Recovering highlight details without introducing clipping is a delicate operation. Start by identifying the brightest regions that show detail loss due to water bloom, then apply a light lift in a separate highlights layer. Combine this with a gentle S-curve across the luminance channel to restore midtone presence. Keep the adjustments isolated so that only the damaged portions respond, leaving intact areas untouched. If any halo or color edge becomes visible, refine the mask and re-tune the operation. The goal is to reestablish proper tonal separation while preserving the image’s original dynamic range and mood.
Finally, perform a color consistency pass across the entire frame, ensuring that repaired zones align with adjacent areas. Use a neutral gray reference under standard lighting to verify color neutrality and tonal balance. If any region appears oversaturated or desaturated in comparison, apply a localized correction with a soft brush and a low opacity to blend the change. Round-tripping through a calibrated monitor helps ensure that what you see corresponds to what others will perceive when the image is shared or printed. The result should feel seamless and faithful rather than obviously repaired.
The final phase emphasizes consistency and documentation for future reuse. Create a summarized layer stack with descriptive labels for each restoration step, enabling easy review or reversion if needed. Save multiple versions of the file at different stages, including a pure archival copy with minimal edits. Consider exporting a tonal-proxy version for quick online viewing, while preserving a master with full-resolution data. Record the color profile, monitor settings, and any color management decisions so that others can reproduce or adapt the approach. This practice supports long-term preservation, especially for archival prints or collaborations that may revisit the image years later.

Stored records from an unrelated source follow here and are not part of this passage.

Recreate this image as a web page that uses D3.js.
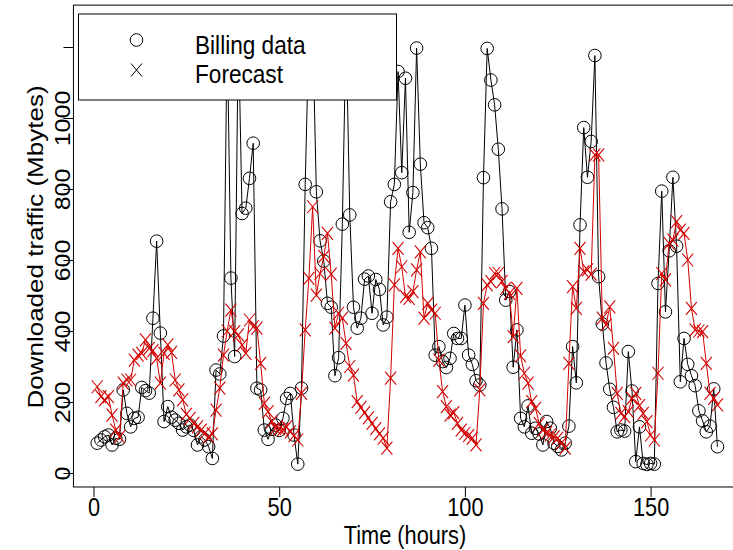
<!DOCTYPE html>
<html>
<head>
<meta charset="utf-8">
<script src="https://cdn.jsdelivr.net/npm/d3@7/dist/d3.min.js"></script>
<style>
  body { margin: 0; background: #fff; }
  text { font-family: "Liberation Sans", Arial, sans-serif; fill: #000; }
</style>
</head>
<body>
<svg id="chart" width="733" height="550"></svg>
<script>
// hourly downloaded traffic (Mbytes), hours 1..168
var billing = [
  84, 93, 102, 107, 79, 98, 95, 234, 168, 130, 154, 157, 241, 232, 225, 436, 653, 394, 145, 187,
  157, 149, 140, 121, 130, 135, 120, 79, 102, 93, 74, 41, 290, 279, 386, 1250, 549, 328, 1260, 731,
  746, 830, 929, 239, 234, 121, 95, 123, 135, 120, 154, 210, 224, 107, 25, 239, 813, 1240, 1265, 792,
  654, 597, 478, 467, 274, 325, 701, 1255, 727, 467, 408, 436, 546, 555, 450, 545, 517, 417, 439, 764,
  813, 1131, 846, 1112, 678, 790, 1197, 870, 705, 691, 633, 332, 356, 314, 297, 323, 393, 379, 379, 473,
  332, 306, 260, 248, 832, 1196, 1107, 1037, 912, 744, 487, 511, 298, 403, 154, 130, 189, 112, 126, 110,
  79, 145, 126, 84, 75, 65, 84, 132, 356, 254, 699, 973, 833, 934, 1176, 553, 420, 310, 236, 185,
  116, 121, 118, 342, 231, 32, 130, 27, 24, 27, 25, 534, 794, 454, 626, 833, 639, 257, 379, 306,
  274, 246, 175, 147, 116, 132, 237, 74
];
var forecast = [
  243, 215, 206, 215, 163, 121, 102, 253, 262, 262, 318, 332, 337, 375, 351, 345, 323, 253, 337, 361,
  340, 262, 234, 206, 165, 154, 140, 130, 121, 112, 102, 110, 177, 239, 332, 400, 459, 398, 389, 360,
  337, 431, 412, 408, 309, 196, 173, 145, 126, 125, 123, 130, 116, 105, 93, 224, 403, 548, 750, 501,
  562, 610, 675, 560, 408, 450, 436, 365, 300, 276, 201, 185, 170, 155, 140, 125, 110, 98, 70, 267,
  530, 633, 581, 497, 492, 511, 572, 623, 436, 478, 459, 450, 318, 229, 187, 163, 170, 140, 121, 112,
  105, 98, 79, 234, 478, 530, 539, 562, 562, 540, 520, 506, 384, 520, 330, 281, 253, 201, 182, 140,
  121, 114, 107, 102, 98, 84, 70, 309, 525, 464, 633, 567, 572, 560, 896, 896, 436, 417, 468, 351,
  224, 168, 159, 173, 210, 224, 190, 168, 145, 107, 93, 281, 562, 544, 647, 656, 708, 684, 675, 600,
  464, 403, 400, 398, 309, 224, 210, 192
];
var hours = d3.range(1, billing.length + 1);

var xTicks = [0, 50, 100, 150];
var yTicks = [0, 200, 400, 600, 800, 1000, 1200];
var yTickLabels = ["0", "200", "400", "600", "800", "1000", ""];
var legendLabels = ["Billing data", "Forecast"];

var squeeze = 0.87; // the picture is a bit narrow horizontally

var svg = d3.select("#chart");
svg.append("rect").attr("width", 733).attr("height", 550).attr("fill", "#fff");

var x = d3.scaleLinear().domain([0, 150]).range([93.5, 650.6]);
var y = d3.scaleLinear().domain([0, 1200]).range([473, 47]);

// plot region (R pads the data range a little)
var boxLeft = x(-5.4), boxRight = x(176), boxTop = y(1318), boxBottom = y(-39.4);

svg.append("clipPath").attr("id", "plotclip")
    .append("rect")
    .attr("x", boxLeft).attr("y", boxTop)
    .attr("width", boxRight - boxLeft).attr("height", boxBottom - boxTop);

var plot = svg.append("g").attr("clip-path", "url(#plotclip)");

var line = d3.line()
    .x(function (d, i) { return x(hours[i]); })
    .y(function (d) { return y(d); });

// billing data: black line with open circles
plot.append("path")
    .datum(billing)
    .attr("d", line)
    .attr("fill", "none")
    .attr("stroke", "#000")
    .attr("stroke-width", 1);

plot.selectAll("circle.bill")
    .data(billing)
    .enter().append("circle")
    .attr("class", "bill")
    .attr("cx", function (d, i) { return x(hours[i]); })
    .attr("cy", function (d) { return y(d); })
    .attr("r", 6.3)
    .attr("fill", "none")
    .attr("stroke", "#000")
    .attr("stroke-width", 1);

// forecast: red line with crosses
var cross = "M-5.5,-6.5L5.5,6.5M-5.5,6.5L5.5,-6.5";

plot.append("path")
    .datum(forecast)
    .attr("d", line)
    .attr("fill", "none")
    .attr("stroke", "#d40000")
    .attr("stroke-width", 1);

plot.selectAll("path.fc")
    .data(forecast)
    .enter().append("path")
    .attr("class", "fc")
    .attr("d", cross)
    .attr("transform", function (d, i) { return "translate(" + x(hours[i]) + "," + y(d) + ")"; })
    .attr("fill", "none")
    .attr("stroke", "#d40000")
    .attr("stroke-width", 1.1);

// axes
var xAxis = svg.append("g")
    .attr("transform", "translate(0," + boxBottom + ")")
    .call(d3.axisBottom(x).tickValues(xTicks).tickSize(10).tickFormat(d3.format("d")));
xAxis.select(".domain").remove();
xAxis.selectAll("line").attr("stroke", "#000");
xAxis.selectAll("text")
    .attr("y", 29).attr("dy", 0)
    .attr("font-size", 25)
    .attr("font-family", "Liberation Sans, Arial, sans-serif")
    .attr("transform", "scale(" + squeeze + ",1)");

var yAxis = svg.append("g")
    .attr("transform", "translate(" + boxLeft + ",0)")
    .call(d3.axisLeft(y).tickValues(yTicks).tickSize(10)
        .tickFormat(function (d, i) { return yTickLabels[i]; }));
yAxis.select(".domain").remove();
yAxis.selectAll("line").attr("stroke", "#000");
yAxis.selectAll("text")
    .attr("x", 0).attr("dy", 0)
    .attr("text-anchor", "middle")
    .attr("font-size", 25)
    .attr("font-family", "Liberation Sans, Arial, sans-serif")
    .attr("transform", "translate(-3,0) scale(" + squeeze + ",1) rotate(-90)");

// plot box
svg.append("rect")
    .attr("x", boxLeft).attr("y", boxTop)
    .attr("width", boxRight - boxLeft).attr("height", boxBottom - boxTop)
    .attr("fill", "none")
    .attr("stroke", "#000")
    .attr("stroke-width", 1);

// axis titles
svg.append("text")
    .attr("transform", "translate(405,544) scale(" + squeeze + ",1)")
    .attr("text-anchor", "middle")
    .attr("font-size", 25)
    .text("Time (hours)");

svg.append("text")
    .attr("transform", "translate(43,247) scale(" + squeeze + ",1) rotate(-90)")
    .attr("text-anchor", "middle")
    .attr("font-size", 26)
    .text("Downloaded traffic (Mbytes)");

// legend
var legend = svg.append("g");
legend.append("rect")
    .attr("x", 78.5).attr("y", 14)
    .attr("width", 318).attr("height", 86)
    .attr("fill", "#fff")
    .attr("stroke", "#000")
    .attr("stroke-width", 1);

legend.append("circle")
    .attr("cx", 136.5).attr("cy", 40)
    .attr("r", 6.3)
    .attr("fill", "none").attr("stroke", "#000");

legend.append("path")
    .attr("d", cross)
    .attr("transform", "translate(136.5,70)")
    .attr("fill", "none").attr("stroke", "#000");

legend.selectAll("text.leg")
    .data(legendLabels)
    .enter().append("text")
    .attr("class", "leg")
    .attr("transform", function (d, i) { return "translate(195," + (54 + i * 29) + ") scale(" + squeeze + ",1)"; })
    .attr("font-size", 26)
    .text(function (d) { return d; });
</script>
</body>
</html>
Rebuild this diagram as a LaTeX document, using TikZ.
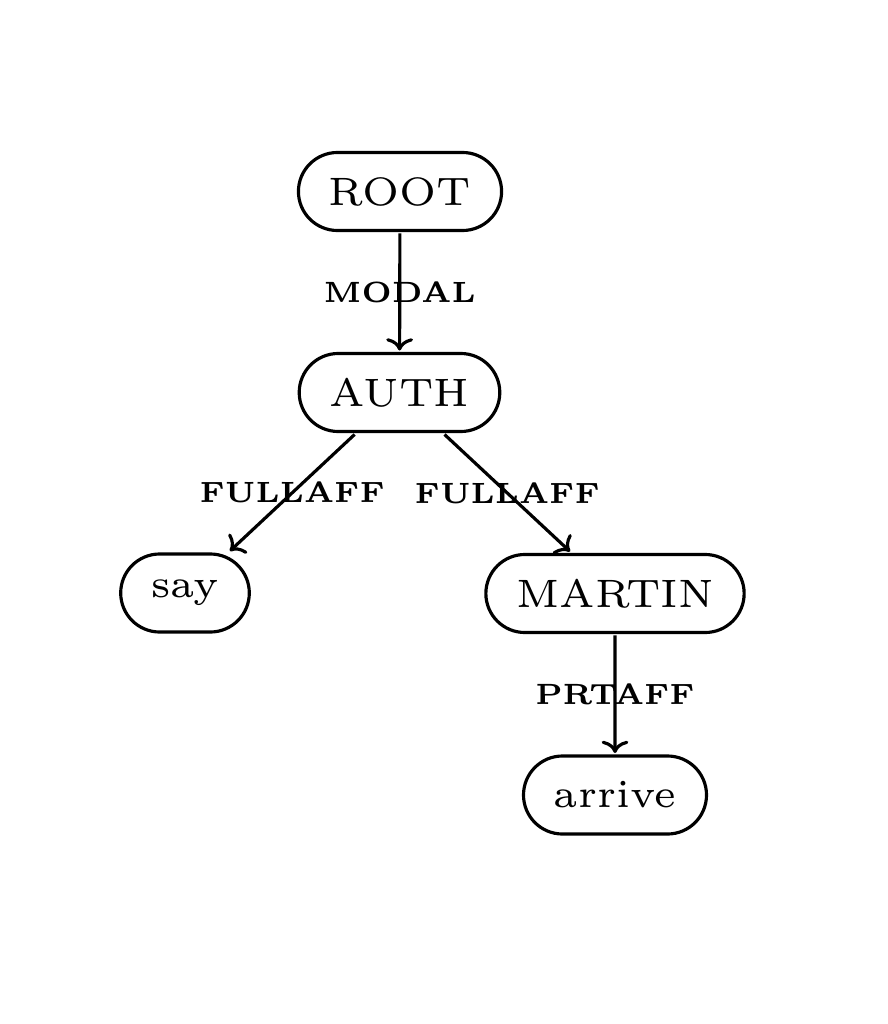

As a closing note, approach each damaged frame with patience and curiosity. Mold and water damage can be intimidating, but layered reconstruction combined with careful color balancing offers a principled path to restoration. Rely on non-destructive workflows, validate with cross-references, and maintain a consistent aesthetic throughout the process. By balancing technical precision with artistic restraint, you can honor the original photographer’s intent while presenting a restored image that remains timeless and shareable for generations to come.